* [WHAT IS EXPECTED]: Begin with the line that contains "Reproduce this chart with Apache ECharts." and continue down through the line that contains "59.0,59.1,59.2,59.3,59.4,59.5,59.6,59.7,59.8,59.9,60.0];"; reproduce those lines exactly and only those.

[Stored items]

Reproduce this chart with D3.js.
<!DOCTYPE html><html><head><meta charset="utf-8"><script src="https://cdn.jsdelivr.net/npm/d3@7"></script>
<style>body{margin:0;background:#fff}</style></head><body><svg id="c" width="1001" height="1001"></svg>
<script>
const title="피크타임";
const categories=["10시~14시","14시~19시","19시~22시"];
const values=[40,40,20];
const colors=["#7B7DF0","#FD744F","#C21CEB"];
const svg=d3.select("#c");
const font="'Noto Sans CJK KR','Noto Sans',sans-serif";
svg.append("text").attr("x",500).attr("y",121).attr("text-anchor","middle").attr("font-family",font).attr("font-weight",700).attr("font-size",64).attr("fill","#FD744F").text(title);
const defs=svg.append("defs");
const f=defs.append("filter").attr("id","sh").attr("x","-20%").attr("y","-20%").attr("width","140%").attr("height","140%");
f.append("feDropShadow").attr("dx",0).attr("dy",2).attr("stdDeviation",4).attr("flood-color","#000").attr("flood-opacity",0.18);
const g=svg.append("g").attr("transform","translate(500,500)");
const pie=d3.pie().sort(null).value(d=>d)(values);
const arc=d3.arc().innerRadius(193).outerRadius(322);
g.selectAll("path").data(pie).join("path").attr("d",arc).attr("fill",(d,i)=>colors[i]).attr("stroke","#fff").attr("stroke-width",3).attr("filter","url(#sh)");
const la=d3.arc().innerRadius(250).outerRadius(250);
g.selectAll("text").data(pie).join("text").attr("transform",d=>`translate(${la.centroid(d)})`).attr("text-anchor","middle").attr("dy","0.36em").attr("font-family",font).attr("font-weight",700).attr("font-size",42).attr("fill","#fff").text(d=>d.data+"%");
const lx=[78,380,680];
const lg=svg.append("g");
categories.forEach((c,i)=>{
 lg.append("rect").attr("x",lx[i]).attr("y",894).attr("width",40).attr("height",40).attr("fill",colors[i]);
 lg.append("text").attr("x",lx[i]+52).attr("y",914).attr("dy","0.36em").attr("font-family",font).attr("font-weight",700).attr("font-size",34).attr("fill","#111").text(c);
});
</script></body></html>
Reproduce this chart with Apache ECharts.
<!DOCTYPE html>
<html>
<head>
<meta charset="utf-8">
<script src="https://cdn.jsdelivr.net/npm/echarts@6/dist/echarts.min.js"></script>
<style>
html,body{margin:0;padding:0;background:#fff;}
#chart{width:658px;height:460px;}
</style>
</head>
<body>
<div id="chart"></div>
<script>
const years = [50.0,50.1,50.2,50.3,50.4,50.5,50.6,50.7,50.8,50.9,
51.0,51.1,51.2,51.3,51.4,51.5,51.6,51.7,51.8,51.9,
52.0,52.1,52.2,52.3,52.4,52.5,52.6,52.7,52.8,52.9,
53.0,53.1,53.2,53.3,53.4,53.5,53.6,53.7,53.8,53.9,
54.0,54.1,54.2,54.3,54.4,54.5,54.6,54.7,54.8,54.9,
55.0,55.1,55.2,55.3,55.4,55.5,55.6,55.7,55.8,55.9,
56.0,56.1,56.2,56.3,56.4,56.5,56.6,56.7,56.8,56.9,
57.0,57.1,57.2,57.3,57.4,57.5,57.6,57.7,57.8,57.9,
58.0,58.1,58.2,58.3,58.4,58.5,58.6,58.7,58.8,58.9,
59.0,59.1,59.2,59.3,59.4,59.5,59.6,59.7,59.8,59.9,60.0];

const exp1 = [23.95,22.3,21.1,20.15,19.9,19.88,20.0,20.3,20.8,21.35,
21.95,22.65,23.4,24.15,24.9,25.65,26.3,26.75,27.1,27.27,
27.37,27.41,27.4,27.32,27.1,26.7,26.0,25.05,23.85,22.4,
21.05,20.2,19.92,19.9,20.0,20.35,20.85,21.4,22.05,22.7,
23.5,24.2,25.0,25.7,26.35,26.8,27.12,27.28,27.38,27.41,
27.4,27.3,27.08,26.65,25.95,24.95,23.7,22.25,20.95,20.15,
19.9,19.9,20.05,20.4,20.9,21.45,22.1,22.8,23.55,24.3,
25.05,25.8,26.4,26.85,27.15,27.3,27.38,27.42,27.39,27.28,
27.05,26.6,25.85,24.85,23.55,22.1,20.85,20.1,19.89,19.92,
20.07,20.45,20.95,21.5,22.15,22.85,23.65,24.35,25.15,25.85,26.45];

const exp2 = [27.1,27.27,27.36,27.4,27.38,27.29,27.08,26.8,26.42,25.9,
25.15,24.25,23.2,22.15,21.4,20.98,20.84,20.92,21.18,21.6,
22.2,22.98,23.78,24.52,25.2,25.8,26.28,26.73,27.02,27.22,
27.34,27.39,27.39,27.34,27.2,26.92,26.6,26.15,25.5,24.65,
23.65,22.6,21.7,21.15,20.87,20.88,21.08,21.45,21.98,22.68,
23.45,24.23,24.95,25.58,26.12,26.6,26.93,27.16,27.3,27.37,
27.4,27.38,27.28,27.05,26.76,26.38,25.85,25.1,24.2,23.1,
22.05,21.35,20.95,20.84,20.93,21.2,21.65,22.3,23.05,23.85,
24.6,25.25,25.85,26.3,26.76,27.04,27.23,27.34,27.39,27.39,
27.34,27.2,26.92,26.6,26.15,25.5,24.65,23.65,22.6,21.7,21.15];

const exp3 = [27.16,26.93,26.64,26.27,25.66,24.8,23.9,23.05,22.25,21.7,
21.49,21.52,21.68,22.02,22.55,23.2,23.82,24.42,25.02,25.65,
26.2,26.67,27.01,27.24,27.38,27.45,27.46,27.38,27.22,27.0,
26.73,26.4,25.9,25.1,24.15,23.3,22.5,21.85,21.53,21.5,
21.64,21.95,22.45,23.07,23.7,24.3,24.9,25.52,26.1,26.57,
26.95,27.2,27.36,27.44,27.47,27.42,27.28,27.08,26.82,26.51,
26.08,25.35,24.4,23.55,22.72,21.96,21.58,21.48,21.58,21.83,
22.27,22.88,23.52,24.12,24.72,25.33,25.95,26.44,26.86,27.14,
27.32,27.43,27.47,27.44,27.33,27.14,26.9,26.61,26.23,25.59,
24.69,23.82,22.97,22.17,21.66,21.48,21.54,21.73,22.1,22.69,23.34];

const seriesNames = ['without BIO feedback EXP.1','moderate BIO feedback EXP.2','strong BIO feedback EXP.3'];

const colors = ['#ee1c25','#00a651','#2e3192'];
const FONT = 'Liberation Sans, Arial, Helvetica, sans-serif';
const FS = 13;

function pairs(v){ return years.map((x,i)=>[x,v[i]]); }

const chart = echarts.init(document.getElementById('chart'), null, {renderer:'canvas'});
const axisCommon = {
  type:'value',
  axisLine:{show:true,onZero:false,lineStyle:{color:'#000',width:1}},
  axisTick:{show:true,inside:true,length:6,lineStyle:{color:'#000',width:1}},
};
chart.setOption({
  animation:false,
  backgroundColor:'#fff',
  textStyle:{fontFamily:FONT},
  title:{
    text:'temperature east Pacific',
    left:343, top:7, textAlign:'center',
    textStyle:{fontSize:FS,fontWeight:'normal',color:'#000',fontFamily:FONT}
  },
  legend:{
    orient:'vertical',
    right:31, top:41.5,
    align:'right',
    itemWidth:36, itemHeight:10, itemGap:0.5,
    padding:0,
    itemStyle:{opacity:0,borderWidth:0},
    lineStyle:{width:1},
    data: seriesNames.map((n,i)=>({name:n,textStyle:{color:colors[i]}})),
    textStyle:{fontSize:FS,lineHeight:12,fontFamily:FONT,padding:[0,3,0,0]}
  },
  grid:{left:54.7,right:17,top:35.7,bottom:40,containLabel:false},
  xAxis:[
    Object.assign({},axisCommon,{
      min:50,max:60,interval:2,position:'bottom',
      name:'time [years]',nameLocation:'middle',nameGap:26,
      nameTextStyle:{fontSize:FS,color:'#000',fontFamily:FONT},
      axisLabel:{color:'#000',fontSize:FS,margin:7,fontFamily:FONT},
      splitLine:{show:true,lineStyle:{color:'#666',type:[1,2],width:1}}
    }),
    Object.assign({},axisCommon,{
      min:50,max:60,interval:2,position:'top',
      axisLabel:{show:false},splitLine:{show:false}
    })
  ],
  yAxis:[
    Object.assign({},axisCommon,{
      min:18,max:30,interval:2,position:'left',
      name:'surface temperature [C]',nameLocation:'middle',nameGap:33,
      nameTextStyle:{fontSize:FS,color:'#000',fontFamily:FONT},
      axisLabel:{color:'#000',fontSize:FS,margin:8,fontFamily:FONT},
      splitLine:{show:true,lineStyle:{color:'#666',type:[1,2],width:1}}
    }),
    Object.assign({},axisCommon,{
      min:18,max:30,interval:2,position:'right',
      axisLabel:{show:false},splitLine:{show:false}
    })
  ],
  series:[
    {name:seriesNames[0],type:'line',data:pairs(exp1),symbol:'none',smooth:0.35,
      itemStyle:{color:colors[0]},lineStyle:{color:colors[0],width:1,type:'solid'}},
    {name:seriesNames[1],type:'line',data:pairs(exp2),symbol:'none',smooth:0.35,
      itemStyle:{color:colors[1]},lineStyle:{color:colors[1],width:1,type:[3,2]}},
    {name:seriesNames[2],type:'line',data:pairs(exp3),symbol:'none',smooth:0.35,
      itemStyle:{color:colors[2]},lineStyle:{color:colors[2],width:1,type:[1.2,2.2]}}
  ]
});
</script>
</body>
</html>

* [RESPONSE TO THE TASK]:
Reproduce this chart with Apache ECharts.
<!DOCTYPE html>
<html>
<head>
<meta charset="utf-8">
<script src="https://cdn.jsdelivr.net/npm/echarts@6/dist/echarts.min.js"></script>
<style>
html,body{margin:0;padding:0;background:#fff;}
#chart{width:658px;height:460px;}
</style>
</head>
<body>
<div id="chart"></div>
<script>
const years = [50.0,50.1,50.2,50.3,50.4,50.5,50.6,50.7,50.8,50.9,
51.0,51.1,51.2,51.3,51.4,51.5,51.6,51.7,51.8,51.9,
52.0,52.1,52.2,52.3,52.4,52.5,52.6,52.7,52.8,52.9,
53.0,53.1,53.2,53.3,53.4,53.5,53.6,53.7,53.8,53.9,
54.0,54.1,54.2,54.3,54.4,54.5,54.6,54.7,54.8,54.9,
55.0,55.1,55.2,55.3,55.4,55.5,55.6,55.7,55.8,55.9,
56.0,56.1,56.2,56.3,56.4,56.5,56.6,56.7,56.8,56.9,
57.0,57.1,57.2,57.3,57.4,57.5,57.6,57.7,57.8,57.9,
58.0,58.1,58.2,58.3,58.4,58.5,58.6,58.7,58.8,58.9,
59.0,59.1,59.2,59.3,59.4,59.5,59.6,59.7,59.8,59.9,60.0];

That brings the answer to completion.